Meltzer’s Classics: Do FIXER vs Blood Generation (31/3/06)

It’s impossible to point to one match that has influenced the way American indie wrestling has gone in the 21st century, but, if you had to, you could do a lot worse than wag that finger in the direction of this one. For a large percentage of the audience, this was the first time they’d been introduced to a Dragon Gate style tag as that blend of lucha and puro was brought to the USA. Christ, there is a reason Dragon Gate USA became a thing while the last Meltzer’s Classic I did happened ten years after this, and if you can’t see the links, you ain’t looking. It changed a lot of stuff, and yet, this is the first time I’ve ever seen it. So, the question is, does it hold up to modern eyes?

The simple answer to that is yes. This match is a shitload of fun, worked at a million miles per hour in a style that is ridiculously smooth. It takes the fans a bit to get into it, but by the end, when people are flying in and out of the ring making the incredible look simple, they are rabid, in love with what they’ve seen. I struggle to imagine watching it and not getting caught up in what they’re doing.

However, it’s also a match that I’ve seen a million times. Christ, Dragon Gate could dish up a handful of these a month if they fancied it. They probably go a bit harder, inspired by working in front of a new crowd and attempting to impress, but this isn’t that far removed from the kind of thing you’d see on any Dragon Gate show. Love it or hate it, you have to acknowledge that DG’s wrestlers are the masters of this style and fourteen years on from this, that’s still the case.

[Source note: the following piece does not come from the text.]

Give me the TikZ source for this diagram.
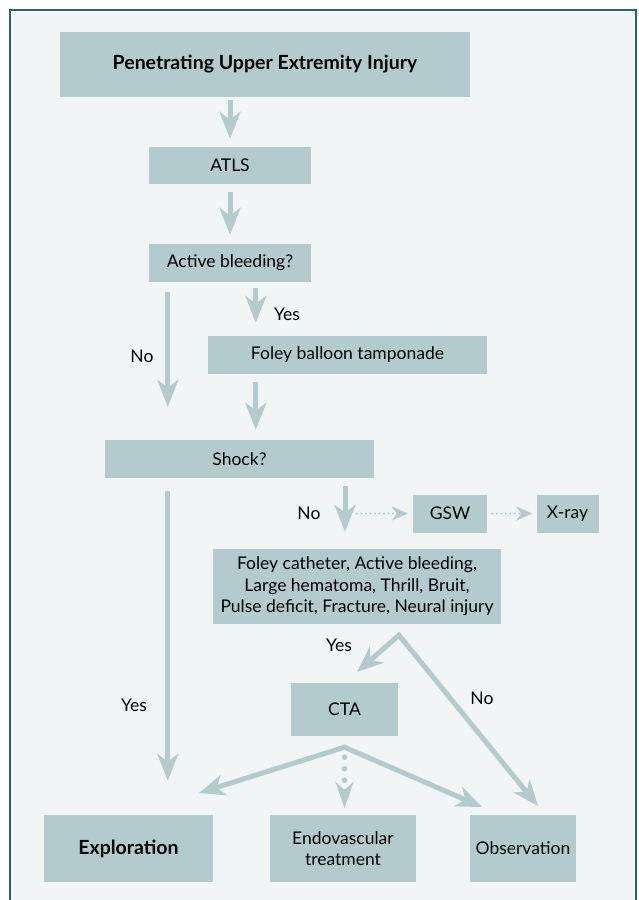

And it’s worth saying that if 2006 Stuart has seen this, it would have blown his mind. 2006 Stuart was 14, and his wrestling world was based entirely around WWE where Rey Mysterio was one of my favourites. If you’d put this in front of me, I would have exploded in that delightful teenage blend of cum and sweat, and I doubt I’m alone in that. It’s easy to forget that back then, watching Dragon Gate would require a shitload of effort. There were no streaming services or YouTube channel’s full of matches. It was all tapes and hearsay.

So, that leaves us with a really good match, which is elevated by context. Nowadays, I’m pretty sure this would still go over huge on an ROH card (it’s not like they’re delivering great matches every week), but would Meltzer be throwing stars at it and declaring it one of the best? I doubt it. It represents a moment, and while that moment can’t be taken away, it also can’t be recaptured.